Diversifying Revenue Streams to Reduce Market Dependence
Contractors who rely on a single market segment – residential new builds, commercial renovations, or roadwork – face catastrophic risk when that segment contracts. Diversification can take several forms:
- Service diversification: Adding maintenance, repair, or consulting services alongside core construction work
- Geographic diversification: Operating in multiple regions so that a local downturn does not cripple the entire business
- Customer diversification: Balancing private, public, and institutional clients who have different budget cycles and decision-making timelines
- Seasonal diversification: Developing winter or rainy-season service lines that generate revenue during traditionally slow months
Building a Cross-Trained Workforce
The skilled labor shortage makes workforce preparation more critical than ever.

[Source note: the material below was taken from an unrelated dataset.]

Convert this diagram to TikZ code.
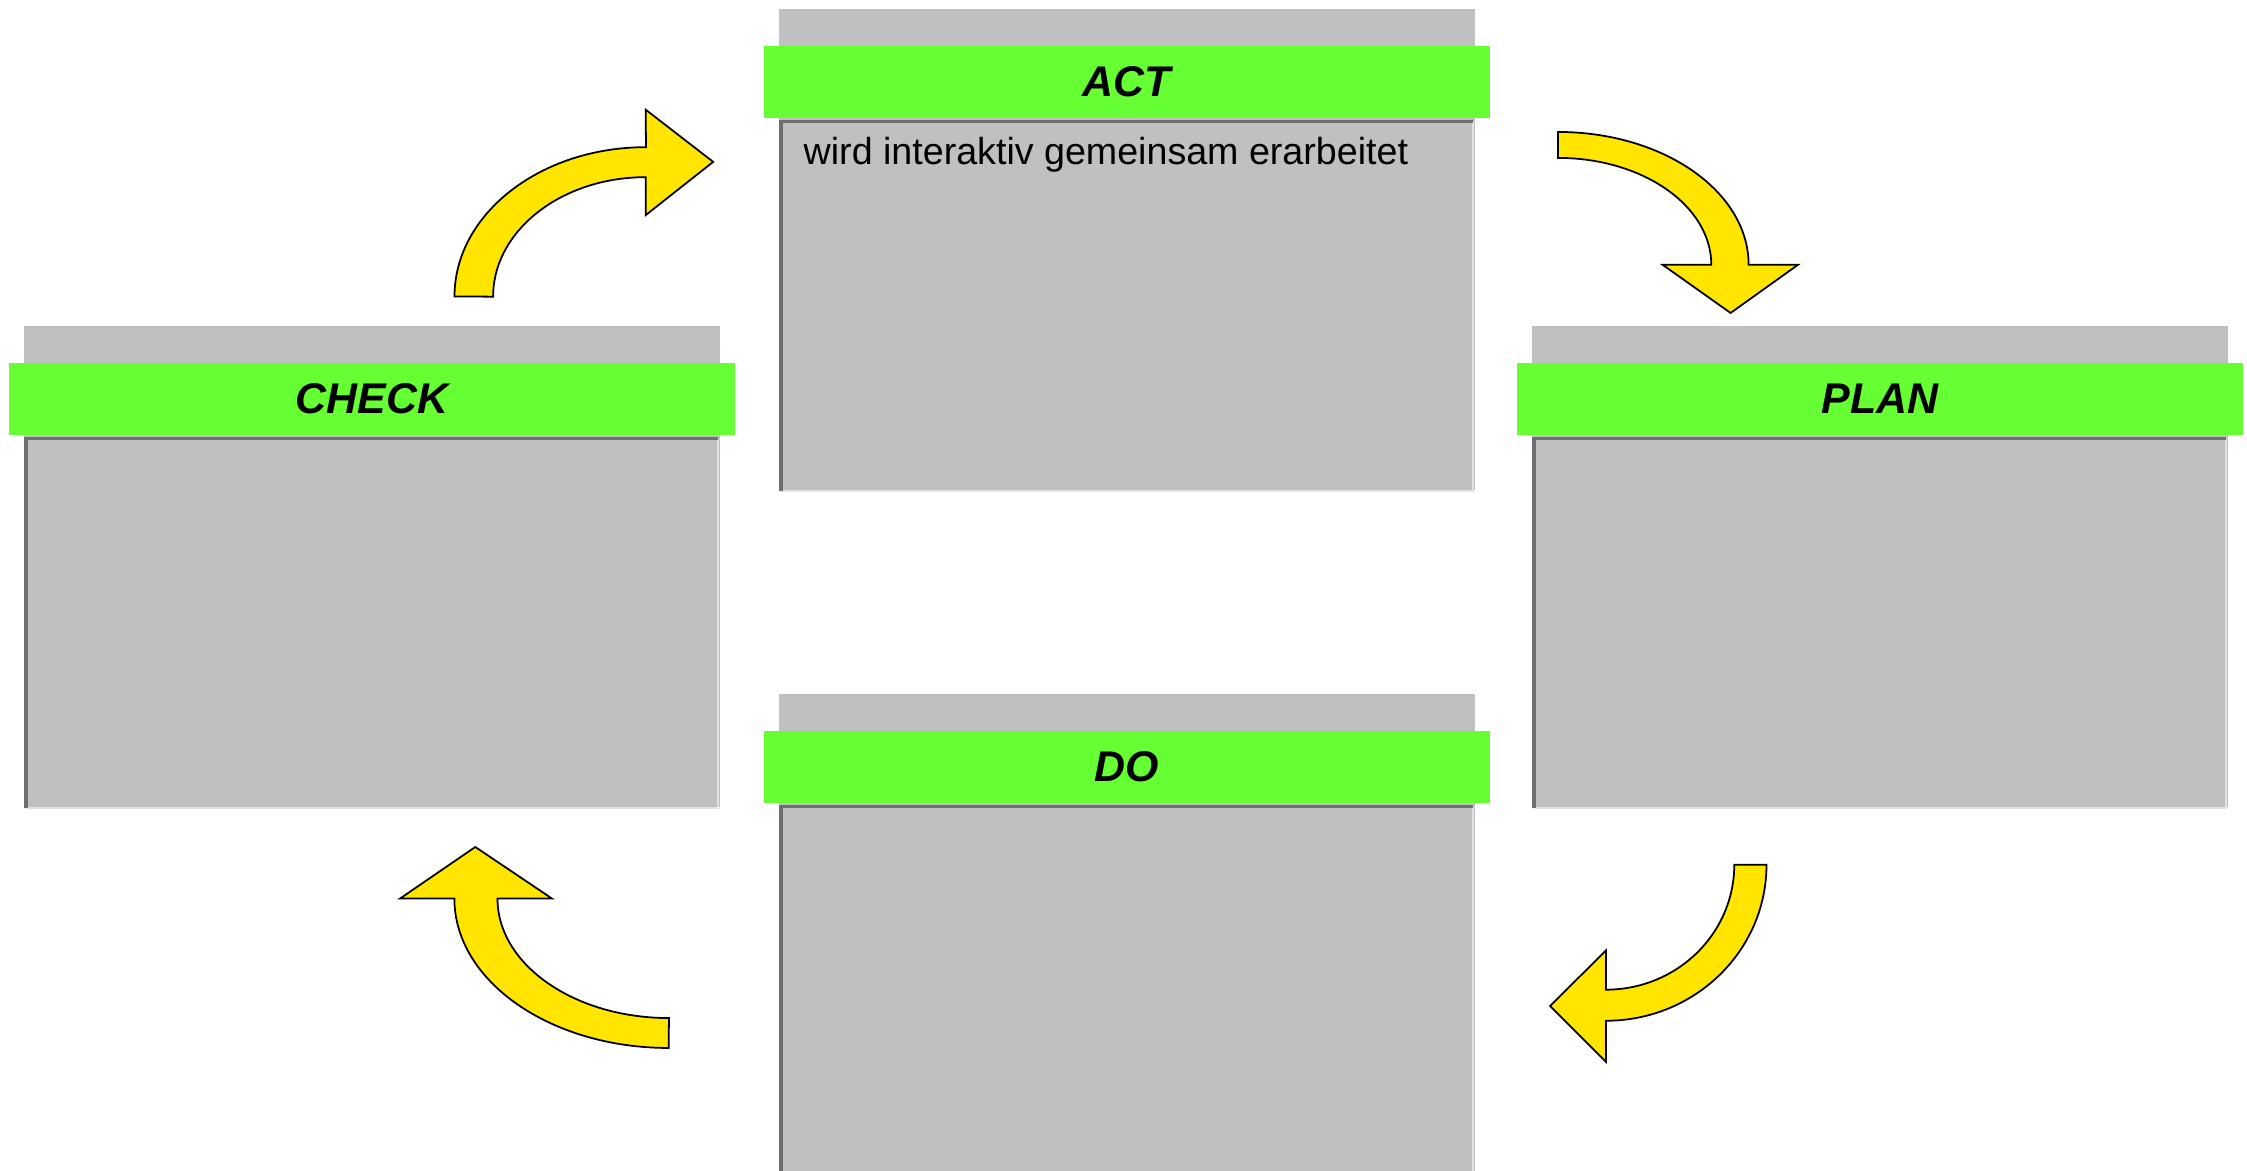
\documentclass[tikz,border=0pt]{standalone}
\usepackage{fontspec}
\setmainfont{Liberation Sans}
\usetikzlibrary{positioning}
\definecolor{boxgray}{HTML}{C0C0C0}
\definecolor{bandgreen}{HTML}{66FF33}
\definecolor{arrowyellow}{HTML}{FFE500}
\definecolor{shadedark}{HTML}{6E6E6E}
\definecolor{shadelight}{HTML}{E2E2E2}
\begin{document}
\begin{tikzpicture}[x=0.01cm, y=0.01cm,
    panel/.style={fill=boxgray, inner sep=0, minimum width=6.96cm, minimum height=4.81cm, anchor=north west},
    band/.style={fill=bandgreen, inner sep=0, minimum width=7.26cm, minimum height=0.72cm,
      font=\fontsize{12.2}{14}\selectfont\bfseries\itshape},
    well/.style={inner sep=0, minimum width=6.90cm, minimum height=3.68cm},
    note/.style={inner sep=0, font=\fontsize{10.7}{13}\selectfont},
    curlarrow/.style={fill=arrowyellow, draw=black, line width=0.5pt, line join=miter}]
  \useasboundingbox (0,0) rectangle (2247,1171);
  \node[panel] (act) at (778,1163) {};
  \node[panel] (check) at (23,846) {};
  \node[panel] (plan) at (1531,846) {};
  \node[panel] (do) at (778,478) {};
  \node[band, below=0.37cm of act.north] (act-band) {ACT};
  \node[band, below=0.37cm of check.north] (check-band) {CHECK};
  \node[band, below=0.37cm of plan.north] (plan-band) {PLAN};
  \node[band, below=0.37cm of do.north] (do-band) {DO};
  \node[well, below=0.03cm of act-band.south] (act-well) {};
  \node[well, below=0.03cm of check-band.south] (check-well) {};
  \node[well, below=0.03cm of plan-band.south] (plan-well) {};
  \node[well, below=0.03cm of do-band.south] (do-well) {};
  \foreach \n in {act,check,plan,do} {
    \draw[shadelight, line width=0.7pt] (\n-well.south west) -- (\n-well.south east) -- (\n-well.north east);
    \draw[shadedark, line width=1pt] (\n-well.south west) -- (\n-well.north west) -- (\n-well.north east);
  }
  \node[note, below right=0.15cm and 0.22cm of act-well.north west] (act-note) {wird interaktiv gemeinsam erarbeitet};
  \draw[curlarrow] (454.5,874.4) arc[start angle=180, end angle=90, x radius=1.913cm, y radius=1.493cm]
    -- (645.8,1061.2) -- (713.2,1009.1) -- (645.8,955.9) -- (645.8,993.8)
    arc[start angle=90, end angle=180, x radius=1.526cm, y radius=1.194cm] -- cycle;
  \draw[curlarrow] (1558,1039) arc[start angle=90, end angle=0, x radius=1.905cm, y radius=1.328cm]
    -- (1798,906.2) -- (1730.6,858) -- (1662.6,906.2) -- (1711.3,906.2)
    arc[start angle=0, end angle=90, x radius=1.533cm, y radius=1.068cm] -- cycle;
  \draw[curlarrow] (1766.5,306.2) arc[start angle=0, end angle=-90, x radius=1.605cm, y radius=1.559cm]
    -- (1606,109.2) -- (1550.1,165) -- (1606,220.6) -- (1606,181.3)
    arc[start angle=-90, end angle=0, x radius=1.282cm, y radius=1.249cm] -- cycle;
  \draw[curlarrow] (668.8,123) arc[start angle=270, end angle=180, x radius=2.143cm, y radius=1.494cm]
    -- (400,272.4) -- (475.3,324) -- (552,272.4) -- (497.5,272.4)
    arc[start angle=180, end angle=270, x radius=1.713cm, y radius=1.194cm] -- cycle;
\end{tikzpicture}
\end{document}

Companies that cross-train their employees gain two advantages: they can flex workers across different roles when projects change, and they build loyalty by investing in career growth. A structured cross-training program includes:
- Rotational assignments that expose workers to different trades and roles
- Paid time for certifications and continuing education
- Mentorship pairings between senior and junior workers
- Clear advancement pathways that reward skill acquisition
Benchmarking Your Preparation Level
| Preparation Area | Beginner | Intermediate | Advanced |
|---|---|---|---|
| Cash Reserves | Less than 1 month | 1-3 months | 3-6+ months |
| Supplier Diversity | Single source per material | 2 sources per critical material | 3+ sources with standing agreements |
| Cross-Training | No formal program | Some roles have backups | All critical roles have qualified backup |
| Safety Culture | Compliance-focused | Proactive with regular training | Predictive with technology integration |
| Revenue Streams | 1 primary stream | 2-3 streams | 4+ diversified streams |
The construction industry will never be fully predictable. Economic cycles will continue, weather will remain unpredictable, and regulations will keep evolving. But the businesses that prepare for these realities rather than trying to control them build a durable advantage. By building financial reserves, creating operational redundancy, fostering a prevention-first safety culture, and investing in workforce flexibility, construction companies can face uncertainty with confidence. The goal is not to eliminate risk. It is to be ready for whatever comes next.